The 13.6% surge in industrial and commercial sales is the primary engine of growth right now, and it necessitates a laser focus on high-capacity infrastructure like 765-kV lines and robust gas-fired generation. Projects like the Piketon transmission initiative and the fuel cell initiatives in Wyoming are critical because they provide the “backbone” necessary to support the immense power draws of modern data centers. These investments are the very things that produce the $16 billion in offsets I mentioned earlier; as these large customers plug into the new 765-kV lines, they pay into the system’s fixed costs, which effectively subsidizes the grid for everyone else. It’s a symbiotic relationship where the industrial boom pays for the very modernization that keeps residential rates from skyrocketing. Even when residential sales dip due to weather conditions—as we saw with a 6.2% decline recently—the industrial side provides a reliable, growing floor for our total retail sales.
What is your forecast for the future of regional transmission organizations?

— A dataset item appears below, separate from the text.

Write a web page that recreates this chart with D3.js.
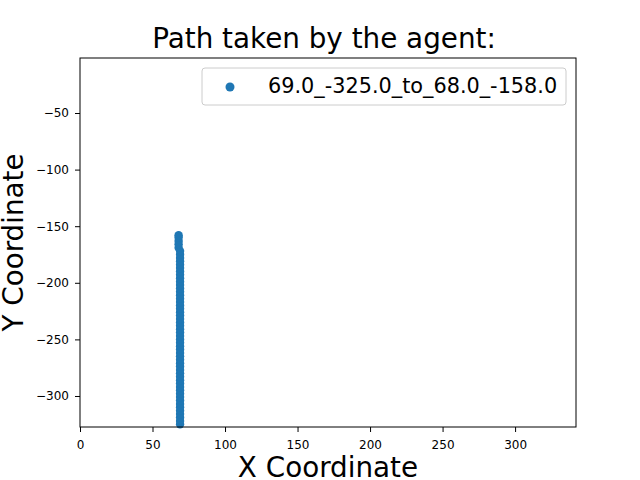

I forecast a period of intense fragmentation where the traditional, all-encompassing power of organizations like PJM and SPP will be challenged by utilities seeking more “responsive” and “effective” localized models. While these regional operators won’t disappear, we will likely see a hybrid future where “genco” structures and unregulated generation play a much larger role in bypassing the bottlenecks of the standard interconnection queue. The pressure from 63 GW of contracted load is simply too great for the status quo to hold; if these grid operators do not modernize their stakeholder processes within the next three to five years, we will see a significant migration toward independent, utility-led transmission corridors. Ultimately, the grid of the future will be defined by whoever can move at the speed of the data center industry, and right now, the utilities are the ones showing the most urgency to cross that finish line.